Afinal ganhar eleições é fácil. No caso de Boris Johnson (BoJo), porque foi Corbyn que as perdeu ao apresentar um manifesto eleitoral ao nível do de Michael Foot em 1983 e que Kaufman, parlamentar trabalhista, classificou na altura como a mais longa carta de suicídio da História.

Como corolário BoJo elegeu deputados nos bastiões tradicionais dos trabalhistas, no centro e norte de Inglaterra. Pode dizer-se de Corbyn que é um político de esquerda. Mas outra coisa que se pode dizer é o que Harold Wilson disse de Tony Benn: que ele “immatured with age”. Depois deste fracasso, a imprensa de direita não vai repetir o que disse de Benn, que é o homem mais perigoso da Grã-Bretanha.

Com a esmagadora vitória que conseguiu BoJo tem as mãos livres: dos Trabalhistas, até porque Corbyn não está a facilitar a sucessão; dos liberais democratas, um partido em soul-searching; e dos conservadores hard brexiters.

Mas tem que solidificar o eleitorado trabalhista da Inglaterra profunda que votou nele por não se rever em Corbyn, sem pôr de lado os conservadores, particularmente os perdidos nestas eleições, e tem que dar algo a norte da Muralha de Adriano, a quem nega um novo referendo pela independência. A sua estratégia para contentar a todos é vender mais banha da cobra: um plano a dez anos para desencadear uma “nova idade de ouro” e reequilibrar geográfico-economicamente a Grã-Bretanha.

Esta estratégia é consistente com o “Ressurgence of Regions” de Jones, paper louvado por Cummings, assessor especial de BoJo e obreiro da vitória no Referendo – “louvado” porque defende o efeito Mateus, de São Mateus. Curiosamente, foi escrito quando Jones recuperava de uma cirurgia, o que parece ter paralelo com a economia britânica. Esta semana anunciou ir apresentar este ano um massiv plan para lidar com a crise da assistência aos idosos, a implementar até 2025.

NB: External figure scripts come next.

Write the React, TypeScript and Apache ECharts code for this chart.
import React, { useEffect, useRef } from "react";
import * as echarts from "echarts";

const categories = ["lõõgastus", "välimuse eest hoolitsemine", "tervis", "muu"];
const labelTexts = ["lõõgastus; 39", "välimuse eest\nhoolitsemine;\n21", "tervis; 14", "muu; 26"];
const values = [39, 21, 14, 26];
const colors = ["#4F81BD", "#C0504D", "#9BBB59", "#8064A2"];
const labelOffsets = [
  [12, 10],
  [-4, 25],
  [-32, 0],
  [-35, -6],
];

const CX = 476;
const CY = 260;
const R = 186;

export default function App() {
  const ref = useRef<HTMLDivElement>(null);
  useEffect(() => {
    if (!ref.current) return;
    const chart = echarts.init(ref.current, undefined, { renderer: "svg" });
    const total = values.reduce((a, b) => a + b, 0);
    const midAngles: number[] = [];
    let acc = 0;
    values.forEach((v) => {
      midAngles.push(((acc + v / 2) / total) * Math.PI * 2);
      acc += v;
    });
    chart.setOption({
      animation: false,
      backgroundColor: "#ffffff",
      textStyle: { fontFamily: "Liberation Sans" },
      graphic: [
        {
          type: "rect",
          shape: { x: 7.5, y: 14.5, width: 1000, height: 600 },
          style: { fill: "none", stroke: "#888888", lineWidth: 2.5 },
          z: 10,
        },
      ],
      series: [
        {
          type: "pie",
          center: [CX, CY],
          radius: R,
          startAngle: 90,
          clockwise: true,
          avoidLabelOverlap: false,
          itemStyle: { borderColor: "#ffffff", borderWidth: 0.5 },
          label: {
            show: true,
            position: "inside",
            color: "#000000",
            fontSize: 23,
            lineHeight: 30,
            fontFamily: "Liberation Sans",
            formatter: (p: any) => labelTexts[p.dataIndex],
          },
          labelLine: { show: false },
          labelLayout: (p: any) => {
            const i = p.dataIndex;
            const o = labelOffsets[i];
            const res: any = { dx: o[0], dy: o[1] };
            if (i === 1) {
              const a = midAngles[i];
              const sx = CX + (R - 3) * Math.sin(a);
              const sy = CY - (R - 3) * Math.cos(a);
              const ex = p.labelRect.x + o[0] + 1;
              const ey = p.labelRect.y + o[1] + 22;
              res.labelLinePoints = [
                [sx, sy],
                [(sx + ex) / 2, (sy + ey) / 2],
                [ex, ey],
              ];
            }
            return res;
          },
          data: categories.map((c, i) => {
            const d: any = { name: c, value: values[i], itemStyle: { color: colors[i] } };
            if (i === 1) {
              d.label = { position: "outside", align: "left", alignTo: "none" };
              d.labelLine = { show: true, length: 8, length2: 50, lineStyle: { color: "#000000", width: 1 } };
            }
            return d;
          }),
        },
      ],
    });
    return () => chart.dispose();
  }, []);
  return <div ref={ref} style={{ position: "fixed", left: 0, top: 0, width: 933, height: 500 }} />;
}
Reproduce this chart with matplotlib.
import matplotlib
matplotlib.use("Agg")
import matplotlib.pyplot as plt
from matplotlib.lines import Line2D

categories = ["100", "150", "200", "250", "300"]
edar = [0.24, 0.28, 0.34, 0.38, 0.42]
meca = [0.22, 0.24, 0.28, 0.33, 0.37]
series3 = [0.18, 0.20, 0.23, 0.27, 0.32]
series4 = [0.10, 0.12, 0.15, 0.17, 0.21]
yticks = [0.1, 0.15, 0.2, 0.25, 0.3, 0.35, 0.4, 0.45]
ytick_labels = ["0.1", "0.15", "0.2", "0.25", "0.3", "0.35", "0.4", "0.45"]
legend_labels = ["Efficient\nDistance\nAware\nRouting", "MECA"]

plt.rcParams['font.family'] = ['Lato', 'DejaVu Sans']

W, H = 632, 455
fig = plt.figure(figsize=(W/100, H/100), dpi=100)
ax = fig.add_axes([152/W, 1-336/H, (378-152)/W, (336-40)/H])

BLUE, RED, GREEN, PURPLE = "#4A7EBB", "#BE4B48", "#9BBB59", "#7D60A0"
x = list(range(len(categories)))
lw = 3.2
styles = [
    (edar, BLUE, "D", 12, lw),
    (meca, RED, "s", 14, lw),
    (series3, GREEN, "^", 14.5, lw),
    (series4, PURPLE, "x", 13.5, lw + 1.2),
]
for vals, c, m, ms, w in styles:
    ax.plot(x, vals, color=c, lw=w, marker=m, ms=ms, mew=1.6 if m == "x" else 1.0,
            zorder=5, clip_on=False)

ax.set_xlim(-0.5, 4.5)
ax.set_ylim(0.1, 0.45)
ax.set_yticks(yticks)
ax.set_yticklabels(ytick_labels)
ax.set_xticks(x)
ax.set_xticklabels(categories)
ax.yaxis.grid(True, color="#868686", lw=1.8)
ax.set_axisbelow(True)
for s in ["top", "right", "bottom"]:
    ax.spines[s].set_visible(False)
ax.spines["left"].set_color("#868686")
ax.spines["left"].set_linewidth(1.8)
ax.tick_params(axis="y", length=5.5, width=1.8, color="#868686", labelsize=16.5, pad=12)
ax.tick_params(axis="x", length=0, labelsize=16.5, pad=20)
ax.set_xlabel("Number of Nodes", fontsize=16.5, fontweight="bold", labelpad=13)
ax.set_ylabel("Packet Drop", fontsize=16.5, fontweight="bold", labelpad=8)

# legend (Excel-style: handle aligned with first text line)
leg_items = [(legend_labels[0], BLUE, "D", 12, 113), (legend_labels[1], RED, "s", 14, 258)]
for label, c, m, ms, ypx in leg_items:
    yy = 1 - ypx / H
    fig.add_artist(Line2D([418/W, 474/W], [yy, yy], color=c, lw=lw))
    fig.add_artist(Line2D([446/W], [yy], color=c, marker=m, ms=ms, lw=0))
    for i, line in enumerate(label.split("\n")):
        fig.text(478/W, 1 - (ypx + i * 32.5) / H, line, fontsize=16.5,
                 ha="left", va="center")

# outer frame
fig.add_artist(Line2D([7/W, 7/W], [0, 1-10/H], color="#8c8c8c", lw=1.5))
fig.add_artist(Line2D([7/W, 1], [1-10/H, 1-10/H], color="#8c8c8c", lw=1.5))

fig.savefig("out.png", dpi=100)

Outra medida que anunciou foi aumentar o salário mínimo 6,2%, na prática repor a perda de poder de compra desde – coincidência – o referendo de 2016. O salário mínimo no Reino Unido passa assim para 10,23 euros/hora, acima do smic francês, 10,15 euros/hora. Entretanto, diz que o veganismo é um crime contra os apreciadores de queijo.

Planos a dez anos e planos massivos de implementação até à legislatura seguinte é empurrar os problemas para a frente. Mas alguma coisa vai ter que fazer a curto prazo, a começar no Orçamento que Javid apresentará em março. Vai reescrever as regras do green book do Tesouro, e que incluem os critérios para investimento, afastando-as da análise custo-benefício que privilegia Londres e o sul de Inglaterra.

Mas financiar tudo aquilo que ele vem anunciando é, para já, um milagre da fé. Não basta S. Mateus, precisamos de S. Tomé. Ou em vez de março os britânicos terão orçamento a 1 de abril.